Since the Planning Commission was controlled by the Central Govt, it often ended up as a tool to punish the states governed by the opposition partied by not allocating them enough funds. On a Contrary, the Niti Aayog cannot allocate funds , it is just a advisory body of the Govt of India.
The Planning Commission forced the plans upon the states who had no say in planning their expenditure. This needed to be done away with as the states knew better as to what they need and how much do they need.

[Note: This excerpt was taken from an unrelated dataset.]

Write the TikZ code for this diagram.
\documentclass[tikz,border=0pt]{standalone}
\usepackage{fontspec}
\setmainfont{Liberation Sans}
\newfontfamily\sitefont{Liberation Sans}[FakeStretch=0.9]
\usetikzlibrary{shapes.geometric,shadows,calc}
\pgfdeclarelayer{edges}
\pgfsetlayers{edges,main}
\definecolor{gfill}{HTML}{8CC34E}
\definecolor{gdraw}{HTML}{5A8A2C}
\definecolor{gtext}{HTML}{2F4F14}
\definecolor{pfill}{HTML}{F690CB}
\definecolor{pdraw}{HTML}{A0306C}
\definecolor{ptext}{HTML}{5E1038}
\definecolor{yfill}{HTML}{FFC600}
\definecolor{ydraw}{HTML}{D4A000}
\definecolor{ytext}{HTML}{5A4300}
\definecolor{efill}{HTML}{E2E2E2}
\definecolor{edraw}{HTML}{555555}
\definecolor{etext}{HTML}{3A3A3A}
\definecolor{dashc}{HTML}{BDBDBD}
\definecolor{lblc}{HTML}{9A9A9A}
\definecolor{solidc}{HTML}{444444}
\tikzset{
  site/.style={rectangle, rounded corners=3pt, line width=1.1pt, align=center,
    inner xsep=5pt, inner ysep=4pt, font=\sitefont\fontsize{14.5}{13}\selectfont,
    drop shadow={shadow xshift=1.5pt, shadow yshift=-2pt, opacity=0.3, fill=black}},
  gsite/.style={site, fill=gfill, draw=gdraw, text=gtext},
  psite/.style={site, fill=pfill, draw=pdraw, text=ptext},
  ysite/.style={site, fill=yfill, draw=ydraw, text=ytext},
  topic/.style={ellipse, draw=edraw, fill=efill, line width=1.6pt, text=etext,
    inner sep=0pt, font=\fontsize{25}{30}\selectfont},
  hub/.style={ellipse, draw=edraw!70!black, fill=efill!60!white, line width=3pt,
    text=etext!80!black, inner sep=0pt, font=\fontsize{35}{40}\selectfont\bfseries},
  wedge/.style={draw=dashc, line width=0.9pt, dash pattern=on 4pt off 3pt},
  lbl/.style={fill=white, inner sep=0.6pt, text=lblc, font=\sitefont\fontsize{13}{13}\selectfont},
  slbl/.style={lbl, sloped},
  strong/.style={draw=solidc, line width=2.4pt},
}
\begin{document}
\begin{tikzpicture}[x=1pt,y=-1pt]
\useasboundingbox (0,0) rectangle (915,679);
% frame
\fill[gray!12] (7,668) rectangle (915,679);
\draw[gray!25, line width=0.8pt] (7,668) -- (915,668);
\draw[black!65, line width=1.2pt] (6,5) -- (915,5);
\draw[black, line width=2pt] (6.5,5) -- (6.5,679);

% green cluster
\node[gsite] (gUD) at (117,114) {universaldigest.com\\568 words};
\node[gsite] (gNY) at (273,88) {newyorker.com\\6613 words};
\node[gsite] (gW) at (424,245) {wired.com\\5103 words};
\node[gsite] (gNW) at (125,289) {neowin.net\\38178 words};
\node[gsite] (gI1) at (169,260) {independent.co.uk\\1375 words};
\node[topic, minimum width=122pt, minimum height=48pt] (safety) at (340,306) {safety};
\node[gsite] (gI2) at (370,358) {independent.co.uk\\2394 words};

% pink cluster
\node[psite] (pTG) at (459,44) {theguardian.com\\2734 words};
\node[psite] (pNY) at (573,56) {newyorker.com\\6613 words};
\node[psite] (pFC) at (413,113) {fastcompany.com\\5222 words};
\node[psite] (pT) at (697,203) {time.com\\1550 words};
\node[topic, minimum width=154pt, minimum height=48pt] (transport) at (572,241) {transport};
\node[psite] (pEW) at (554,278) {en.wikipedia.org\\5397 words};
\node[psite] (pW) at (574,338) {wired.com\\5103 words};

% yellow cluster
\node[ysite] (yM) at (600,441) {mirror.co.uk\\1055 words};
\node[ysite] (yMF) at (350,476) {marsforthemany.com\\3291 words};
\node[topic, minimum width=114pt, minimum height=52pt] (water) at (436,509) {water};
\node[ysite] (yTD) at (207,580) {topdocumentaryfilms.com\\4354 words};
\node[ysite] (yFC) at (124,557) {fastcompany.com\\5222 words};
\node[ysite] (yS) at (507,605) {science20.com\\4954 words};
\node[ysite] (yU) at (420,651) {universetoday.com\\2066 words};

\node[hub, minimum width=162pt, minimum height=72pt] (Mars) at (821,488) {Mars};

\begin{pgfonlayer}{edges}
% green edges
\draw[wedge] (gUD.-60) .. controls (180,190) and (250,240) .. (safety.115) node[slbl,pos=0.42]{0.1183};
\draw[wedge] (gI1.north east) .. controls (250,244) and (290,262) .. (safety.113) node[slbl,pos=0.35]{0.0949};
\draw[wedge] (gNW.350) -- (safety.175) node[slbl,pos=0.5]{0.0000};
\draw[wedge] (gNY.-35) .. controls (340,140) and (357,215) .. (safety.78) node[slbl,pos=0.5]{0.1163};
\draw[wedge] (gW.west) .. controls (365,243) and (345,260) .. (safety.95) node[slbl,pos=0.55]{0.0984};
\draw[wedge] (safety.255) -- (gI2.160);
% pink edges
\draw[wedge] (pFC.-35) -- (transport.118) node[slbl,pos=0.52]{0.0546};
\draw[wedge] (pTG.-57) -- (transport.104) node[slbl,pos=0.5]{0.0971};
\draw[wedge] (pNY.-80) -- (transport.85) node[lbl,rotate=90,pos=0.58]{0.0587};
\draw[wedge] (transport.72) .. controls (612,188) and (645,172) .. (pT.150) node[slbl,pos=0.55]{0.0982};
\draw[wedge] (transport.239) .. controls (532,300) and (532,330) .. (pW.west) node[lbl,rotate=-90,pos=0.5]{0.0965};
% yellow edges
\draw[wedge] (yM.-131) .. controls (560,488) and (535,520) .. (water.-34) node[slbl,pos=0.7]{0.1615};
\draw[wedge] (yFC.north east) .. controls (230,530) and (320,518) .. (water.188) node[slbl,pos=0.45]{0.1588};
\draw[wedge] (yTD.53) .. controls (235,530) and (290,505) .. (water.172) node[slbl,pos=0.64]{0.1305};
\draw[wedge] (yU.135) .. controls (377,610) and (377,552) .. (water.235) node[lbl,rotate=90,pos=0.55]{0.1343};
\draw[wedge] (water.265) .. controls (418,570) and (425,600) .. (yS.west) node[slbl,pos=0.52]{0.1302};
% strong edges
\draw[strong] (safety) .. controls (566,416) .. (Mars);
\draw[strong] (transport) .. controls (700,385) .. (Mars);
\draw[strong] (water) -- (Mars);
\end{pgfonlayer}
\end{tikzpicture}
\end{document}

Although the Niti Aayog has undertaken various innovative measures during the past three years such as Atal Incubation Centres, Aayushman Bharat, water conservation measures, approach towards artificial intelligence etc; its inability to influence private or public investment, uncritical praise of the Govt’s schemes, with its inability to influence policy making for long term, no participation in the public policy or economic involvement, will it have the same faith as the Planning Commission once the Govt changes or will it actually do something substantial for the economy? Economic Growth GDP which stand for Gross Domestic Product, is the total market value of all finished goods and services produced within a country’s borders in a specific time period. Over the years, our GDP has grown from a mere 2.7 lakh crores to 3.2020 trillion dollars in the past 73 years. Earlier the country used to depend on agriculture , but with the success of LPG model, India has witnessed the advent of rapid industrialisation and growth in the service sector ,making it the 5th largest economy in the world by Nominal GDP
But what does it mean to be the 5th largest by Nominal GDP? Nominal GDP is the current market value of all goods and services produced by the country. It doesn’t strip out inflation or the pace of rising prices which can inflate growth rate. This means that the production of goods and services in India are soaring newer heights, generating employment opportunities for millions of people each year.

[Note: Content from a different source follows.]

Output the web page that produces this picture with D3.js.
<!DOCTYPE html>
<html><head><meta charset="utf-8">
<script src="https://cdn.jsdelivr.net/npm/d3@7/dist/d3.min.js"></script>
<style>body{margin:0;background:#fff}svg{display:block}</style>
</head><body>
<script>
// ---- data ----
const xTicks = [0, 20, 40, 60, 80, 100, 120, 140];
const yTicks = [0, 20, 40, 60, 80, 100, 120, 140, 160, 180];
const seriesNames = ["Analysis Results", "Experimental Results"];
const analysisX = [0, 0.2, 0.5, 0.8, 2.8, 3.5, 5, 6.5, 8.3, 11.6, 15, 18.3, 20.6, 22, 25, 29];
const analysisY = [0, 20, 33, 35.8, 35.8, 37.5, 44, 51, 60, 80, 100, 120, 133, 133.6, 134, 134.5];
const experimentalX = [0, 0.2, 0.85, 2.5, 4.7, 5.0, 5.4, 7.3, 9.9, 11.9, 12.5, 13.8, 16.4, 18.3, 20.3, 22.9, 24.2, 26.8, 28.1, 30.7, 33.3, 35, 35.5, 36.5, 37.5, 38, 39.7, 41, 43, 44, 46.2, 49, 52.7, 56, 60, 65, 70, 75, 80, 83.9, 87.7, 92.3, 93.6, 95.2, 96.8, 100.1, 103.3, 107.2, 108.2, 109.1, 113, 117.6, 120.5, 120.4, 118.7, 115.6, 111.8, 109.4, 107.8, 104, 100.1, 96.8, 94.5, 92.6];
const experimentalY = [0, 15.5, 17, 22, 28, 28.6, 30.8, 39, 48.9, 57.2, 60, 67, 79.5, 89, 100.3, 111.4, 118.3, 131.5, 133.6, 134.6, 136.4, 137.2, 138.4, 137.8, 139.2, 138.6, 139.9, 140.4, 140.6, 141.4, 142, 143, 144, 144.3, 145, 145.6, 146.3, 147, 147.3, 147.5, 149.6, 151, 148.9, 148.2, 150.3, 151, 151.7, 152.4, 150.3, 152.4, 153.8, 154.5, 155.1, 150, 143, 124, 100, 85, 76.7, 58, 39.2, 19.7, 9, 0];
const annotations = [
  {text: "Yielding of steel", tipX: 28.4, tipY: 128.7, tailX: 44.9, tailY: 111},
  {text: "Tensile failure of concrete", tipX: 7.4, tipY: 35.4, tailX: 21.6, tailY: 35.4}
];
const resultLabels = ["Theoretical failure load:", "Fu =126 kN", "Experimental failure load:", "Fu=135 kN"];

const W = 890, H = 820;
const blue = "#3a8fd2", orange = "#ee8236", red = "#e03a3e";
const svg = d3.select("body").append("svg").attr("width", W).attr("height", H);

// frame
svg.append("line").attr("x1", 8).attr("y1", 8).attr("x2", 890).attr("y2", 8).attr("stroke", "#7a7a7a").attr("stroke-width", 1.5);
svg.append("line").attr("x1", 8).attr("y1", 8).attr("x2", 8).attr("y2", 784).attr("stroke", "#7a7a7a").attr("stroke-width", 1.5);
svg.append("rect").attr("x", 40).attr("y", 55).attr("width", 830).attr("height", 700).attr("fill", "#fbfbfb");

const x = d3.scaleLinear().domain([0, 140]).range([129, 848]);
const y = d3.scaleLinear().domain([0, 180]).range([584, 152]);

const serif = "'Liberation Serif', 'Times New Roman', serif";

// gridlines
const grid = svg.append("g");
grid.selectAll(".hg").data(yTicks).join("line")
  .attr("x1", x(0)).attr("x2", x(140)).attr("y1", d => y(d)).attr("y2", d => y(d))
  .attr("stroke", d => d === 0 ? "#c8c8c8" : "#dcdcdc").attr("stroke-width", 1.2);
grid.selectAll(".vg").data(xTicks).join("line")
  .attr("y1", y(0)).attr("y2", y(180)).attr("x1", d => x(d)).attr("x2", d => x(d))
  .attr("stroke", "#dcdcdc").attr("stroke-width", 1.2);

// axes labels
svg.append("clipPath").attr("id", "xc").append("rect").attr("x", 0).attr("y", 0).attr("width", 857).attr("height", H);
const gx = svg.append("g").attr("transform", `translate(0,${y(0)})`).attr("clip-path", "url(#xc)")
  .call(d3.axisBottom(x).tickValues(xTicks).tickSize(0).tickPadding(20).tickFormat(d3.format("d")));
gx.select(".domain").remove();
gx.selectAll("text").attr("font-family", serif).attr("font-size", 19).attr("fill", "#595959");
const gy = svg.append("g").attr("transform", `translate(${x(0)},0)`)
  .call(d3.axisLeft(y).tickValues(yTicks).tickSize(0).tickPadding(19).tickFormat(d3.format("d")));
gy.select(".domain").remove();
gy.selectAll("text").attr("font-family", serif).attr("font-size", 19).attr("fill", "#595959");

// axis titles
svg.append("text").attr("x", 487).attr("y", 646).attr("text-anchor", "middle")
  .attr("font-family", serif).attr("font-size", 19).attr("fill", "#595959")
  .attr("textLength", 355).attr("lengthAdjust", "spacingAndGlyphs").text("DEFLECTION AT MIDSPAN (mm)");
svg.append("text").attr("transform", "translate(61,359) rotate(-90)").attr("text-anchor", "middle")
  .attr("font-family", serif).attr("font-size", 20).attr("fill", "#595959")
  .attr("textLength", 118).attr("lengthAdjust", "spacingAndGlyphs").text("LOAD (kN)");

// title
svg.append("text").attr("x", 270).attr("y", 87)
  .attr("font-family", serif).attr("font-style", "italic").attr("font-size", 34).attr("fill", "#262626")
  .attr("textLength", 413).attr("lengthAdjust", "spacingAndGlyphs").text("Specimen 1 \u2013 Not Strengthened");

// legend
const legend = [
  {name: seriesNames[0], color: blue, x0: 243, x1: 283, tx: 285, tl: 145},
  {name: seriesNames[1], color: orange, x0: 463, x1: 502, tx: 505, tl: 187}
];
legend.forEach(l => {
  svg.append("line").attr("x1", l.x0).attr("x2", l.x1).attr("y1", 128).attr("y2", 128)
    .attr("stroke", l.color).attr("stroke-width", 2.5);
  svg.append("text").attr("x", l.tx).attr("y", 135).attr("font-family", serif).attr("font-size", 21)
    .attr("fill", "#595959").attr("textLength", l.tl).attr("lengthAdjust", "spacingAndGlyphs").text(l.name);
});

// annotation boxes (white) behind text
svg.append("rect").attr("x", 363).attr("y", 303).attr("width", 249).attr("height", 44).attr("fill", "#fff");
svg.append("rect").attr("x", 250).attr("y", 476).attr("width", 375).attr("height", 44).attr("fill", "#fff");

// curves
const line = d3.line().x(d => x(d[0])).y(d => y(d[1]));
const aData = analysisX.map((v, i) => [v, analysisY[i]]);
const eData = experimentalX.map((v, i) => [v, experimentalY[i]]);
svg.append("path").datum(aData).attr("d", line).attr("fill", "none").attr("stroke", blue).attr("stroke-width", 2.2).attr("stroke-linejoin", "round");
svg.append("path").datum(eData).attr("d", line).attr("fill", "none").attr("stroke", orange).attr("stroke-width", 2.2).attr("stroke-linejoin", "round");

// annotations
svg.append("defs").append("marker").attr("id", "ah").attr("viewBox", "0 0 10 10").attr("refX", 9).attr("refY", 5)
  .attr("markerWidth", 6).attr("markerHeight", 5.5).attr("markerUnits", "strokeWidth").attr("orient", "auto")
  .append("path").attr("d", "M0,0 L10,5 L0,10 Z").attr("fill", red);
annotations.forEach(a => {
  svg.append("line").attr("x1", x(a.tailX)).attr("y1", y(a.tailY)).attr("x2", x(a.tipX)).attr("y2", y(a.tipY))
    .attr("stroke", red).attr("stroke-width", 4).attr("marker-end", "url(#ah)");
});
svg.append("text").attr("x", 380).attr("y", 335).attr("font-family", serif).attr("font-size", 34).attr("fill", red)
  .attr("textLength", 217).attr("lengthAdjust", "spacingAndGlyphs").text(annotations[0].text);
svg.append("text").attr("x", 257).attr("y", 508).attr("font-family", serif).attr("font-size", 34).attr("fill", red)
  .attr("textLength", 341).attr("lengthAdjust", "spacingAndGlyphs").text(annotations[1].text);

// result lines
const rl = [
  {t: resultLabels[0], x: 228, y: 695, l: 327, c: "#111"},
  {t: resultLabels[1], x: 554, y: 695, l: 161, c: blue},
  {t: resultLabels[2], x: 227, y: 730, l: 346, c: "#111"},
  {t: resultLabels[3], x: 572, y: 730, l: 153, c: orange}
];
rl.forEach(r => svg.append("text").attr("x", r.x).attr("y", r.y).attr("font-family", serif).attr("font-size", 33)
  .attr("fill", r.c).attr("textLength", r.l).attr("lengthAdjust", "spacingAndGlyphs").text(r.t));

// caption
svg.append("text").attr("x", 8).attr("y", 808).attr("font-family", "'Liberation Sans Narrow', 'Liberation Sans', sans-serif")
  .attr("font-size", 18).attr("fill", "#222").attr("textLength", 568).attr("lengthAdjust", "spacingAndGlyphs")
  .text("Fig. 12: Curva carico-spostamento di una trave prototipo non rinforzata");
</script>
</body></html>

Although the GDP is said to be falling during the pandemic , the country’s economy has planted its roots so deep that 12 out of its 36 sectors such as pharmaceuticals, iron ores and fruits and vegetables have increasing exports even during the lockdown , while our imports have dipped 46%. For the first time in 18 years and only thrice in Indian history, we have had a positive balance of trade of 790 Million Rupees. We have recorded the highest ever Forex reserves the country has even seen, a whopping amount of 534.568 dollars. In 2010, we ranked 9th as the largest economy by Nominal GDP but within just 10 years, our GDP has surpassed the GDP of countries like France and UK.
We have the money, but do we have the purchasing power?
Purchasing Power Parity is a term used by the economists to compare different countries currencies using “A basket of Good Approach". India has the third largest economy by PPP, surpassed only by USA and China. We control 6.7 percent of the world’s economy in terms of PPP. Although our budget has grown by 19 times, economy 9 times , your income 5 times, per capita income 5.6 times and inflation down by 4% , Is India’s GDP Growth real?
Measures like loan moratorium, an estimation of sharp contraction of our GDP by the World Bank, shortage of monetary manevoures , increasing financial scams and companies filing for bankruptcy can in no time reverse our progress and show us the path of economic slowdown. While some economists argue that we are living in a bubble , others say that the country may hit a recession in the near future. Will the Indian Govt be able to survive this and enter the 5 Trillion Dollar Club by 2024 will be interesting to watch!